LOS ANGELES – Take warning, beachgoers: That carefully built sand castle could turn out to be a real pain in the gut.

Digging and playing in beach sand puts people at higher risk of getting sick than swimming or sunbathing, according to a new study led by the Environmental Protection Agency.

Researchers surveyed 5,000 beach visitors and found that those who dug in the most contaminated sand were twice as likely to fall ill with diarrhea, vomiting, nausea and stomach aches.

Those who had been buried in the sand showed an even greater tendency to get sick.

That’s because polluted beach sand can harbor even more pathogens than the surf, according to researchers with the EPA, the University of North Carolina and Johns Hopkins University.

Scientists made the sand-sickness correlation by taking 144 samples of wet sand from beaches in Fairhope, Ala., and Warwick, R.I., that are near waste-water outfalls, testing them for bacteria that indicate the presence of harmful viruses and pathogens. Researchers also asked beach visitors if they dug in the sand and swam in the water.

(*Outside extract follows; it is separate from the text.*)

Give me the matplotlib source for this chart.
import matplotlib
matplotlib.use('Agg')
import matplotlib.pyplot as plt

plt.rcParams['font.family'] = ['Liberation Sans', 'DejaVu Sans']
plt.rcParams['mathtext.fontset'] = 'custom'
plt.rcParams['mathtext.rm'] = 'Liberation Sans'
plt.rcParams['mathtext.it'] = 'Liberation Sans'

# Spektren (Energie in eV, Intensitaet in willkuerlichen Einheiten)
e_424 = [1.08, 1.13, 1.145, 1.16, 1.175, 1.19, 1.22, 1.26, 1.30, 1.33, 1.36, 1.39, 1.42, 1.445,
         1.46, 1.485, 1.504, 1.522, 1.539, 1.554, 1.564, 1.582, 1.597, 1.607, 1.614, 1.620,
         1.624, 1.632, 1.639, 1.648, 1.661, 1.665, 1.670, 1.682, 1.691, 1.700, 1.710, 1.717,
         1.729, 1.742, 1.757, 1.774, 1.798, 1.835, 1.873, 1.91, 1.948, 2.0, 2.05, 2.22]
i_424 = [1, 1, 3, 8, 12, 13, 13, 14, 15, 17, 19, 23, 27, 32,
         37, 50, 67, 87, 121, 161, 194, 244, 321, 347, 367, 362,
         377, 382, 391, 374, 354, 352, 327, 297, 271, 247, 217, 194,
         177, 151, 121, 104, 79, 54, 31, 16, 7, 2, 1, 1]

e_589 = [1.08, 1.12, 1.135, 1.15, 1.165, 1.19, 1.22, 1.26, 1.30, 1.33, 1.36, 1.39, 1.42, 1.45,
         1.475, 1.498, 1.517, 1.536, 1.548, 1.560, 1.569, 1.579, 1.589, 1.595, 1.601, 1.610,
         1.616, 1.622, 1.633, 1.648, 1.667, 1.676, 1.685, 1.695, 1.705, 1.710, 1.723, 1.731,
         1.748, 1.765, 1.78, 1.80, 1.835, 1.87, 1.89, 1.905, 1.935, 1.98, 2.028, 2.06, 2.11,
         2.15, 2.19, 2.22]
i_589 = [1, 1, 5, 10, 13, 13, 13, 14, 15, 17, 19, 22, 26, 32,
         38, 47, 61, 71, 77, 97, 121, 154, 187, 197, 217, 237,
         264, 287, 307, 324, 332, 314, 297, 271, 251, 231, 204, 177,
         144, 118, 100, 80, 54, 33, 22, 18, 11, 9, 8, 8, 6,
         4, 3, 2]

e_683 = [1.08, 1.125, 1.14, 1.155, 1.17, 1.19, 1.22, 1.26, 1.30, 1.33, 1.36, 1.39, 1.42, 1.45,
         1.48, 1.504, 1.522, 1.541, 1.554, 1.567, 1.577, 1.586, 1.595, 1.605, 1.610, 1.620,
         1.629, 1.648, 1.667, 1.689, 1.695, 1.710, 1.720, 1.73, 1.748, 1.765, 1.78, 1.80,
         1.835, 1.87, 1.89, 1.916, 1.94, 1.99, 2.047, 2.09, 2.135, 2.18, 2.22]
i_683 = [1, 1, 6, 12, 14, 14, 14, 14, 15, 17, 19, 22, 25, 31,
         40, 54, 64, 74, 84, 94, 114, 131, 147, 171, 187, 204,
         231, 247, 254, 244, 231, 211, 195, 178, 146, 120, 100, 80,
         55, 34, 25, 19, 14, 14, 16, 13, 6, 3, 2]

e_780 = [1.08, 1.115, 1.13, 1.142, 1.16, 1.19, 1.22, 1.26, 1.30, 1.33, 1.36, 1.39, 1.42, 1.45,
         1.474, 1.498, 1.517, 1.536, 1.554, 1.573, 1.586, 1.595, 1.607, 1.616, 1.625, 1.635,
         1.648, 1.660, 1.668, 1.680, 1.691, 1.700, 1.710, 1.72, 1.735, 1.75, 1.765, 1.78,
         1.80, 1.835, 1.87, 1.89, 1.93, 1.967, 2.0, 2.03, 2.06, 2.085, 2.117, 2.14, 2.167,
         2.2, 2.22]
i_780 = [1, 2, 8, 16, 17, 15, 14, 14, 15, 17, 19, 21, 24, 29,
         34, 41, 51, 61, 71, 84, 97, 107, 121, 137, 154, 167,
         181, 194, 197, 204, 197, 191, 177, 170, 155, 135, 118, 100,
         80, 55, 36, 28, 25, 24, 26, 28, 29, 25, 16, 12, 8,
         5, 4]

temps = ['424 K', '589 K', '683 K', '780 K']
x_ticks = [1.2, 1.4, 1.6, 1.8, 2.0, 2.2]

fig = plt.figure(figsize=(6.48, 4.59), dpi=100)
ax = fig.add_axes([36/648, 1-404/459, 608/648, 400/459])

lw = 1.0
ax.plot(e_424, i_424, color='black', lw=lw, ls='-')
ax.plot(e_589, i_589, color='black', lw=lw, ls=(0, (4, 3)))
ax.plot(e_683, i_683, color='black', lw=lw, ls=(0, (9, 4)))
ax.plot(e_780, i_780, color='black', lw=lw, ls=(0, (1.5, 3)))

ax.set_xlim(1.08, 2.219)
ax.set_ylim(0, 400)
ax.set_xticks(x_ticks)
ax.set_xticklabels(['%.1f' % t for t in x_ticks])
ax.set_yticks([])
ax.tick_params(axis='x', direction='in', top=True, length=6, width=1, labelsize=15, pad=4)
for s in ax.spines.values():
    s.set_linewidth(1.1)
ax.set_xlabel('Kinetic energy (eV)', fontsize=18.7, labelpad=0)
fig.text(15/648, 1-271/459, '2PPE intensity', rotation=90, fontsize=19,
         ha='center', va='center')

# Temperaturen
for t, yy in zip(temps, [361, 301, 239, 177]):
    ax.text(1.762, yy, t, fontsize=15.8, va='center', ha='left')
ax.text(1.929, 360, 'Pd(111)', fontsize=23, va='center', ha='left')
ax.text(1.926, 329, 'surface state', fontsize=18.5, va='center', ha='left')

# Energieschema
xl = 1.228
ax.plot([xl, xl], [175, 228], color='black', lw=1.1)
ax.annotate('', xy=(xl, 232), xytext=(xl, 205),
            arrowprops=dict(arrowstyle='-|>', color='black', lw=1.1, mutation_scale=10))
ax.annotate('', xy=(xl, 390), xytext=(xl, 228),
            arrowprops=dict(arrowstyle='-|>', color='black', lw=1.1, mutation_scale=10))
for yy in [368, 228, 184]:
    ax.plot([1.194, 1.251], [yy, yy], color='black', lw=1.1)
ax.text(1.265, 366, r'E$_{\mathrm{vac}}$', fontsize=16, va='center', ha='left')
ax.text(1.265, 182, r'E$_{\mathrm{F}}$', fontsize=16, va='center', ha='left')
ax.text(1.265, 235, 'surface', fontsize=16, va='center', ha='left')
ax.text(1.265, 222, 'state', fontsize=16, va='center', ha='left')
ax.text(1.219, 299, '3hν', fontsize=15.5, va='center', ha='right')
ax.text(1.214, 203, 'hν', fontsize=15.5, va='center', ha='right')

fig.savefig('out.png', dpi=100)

Two weeks later, they called participants to see if they had gotten sick and what their symptoms were.

Experts have known for years that swimming in sewage-fouled water puts swimmers at risk for gastrointestinal illness, but EPA researchers said their study was one of the first to link those ailments to contamination in beach sand.

“The symptoms we observed are usually mild and should not deter people from enjoying the beach,” Timothy Wade, chief of the EPA’s Environmental Public Health Division Epidemiology Branch and senior author of the study, said in a news release. “But they should consider washing their hands or using a hand sanitizer after playing in the sand or water.”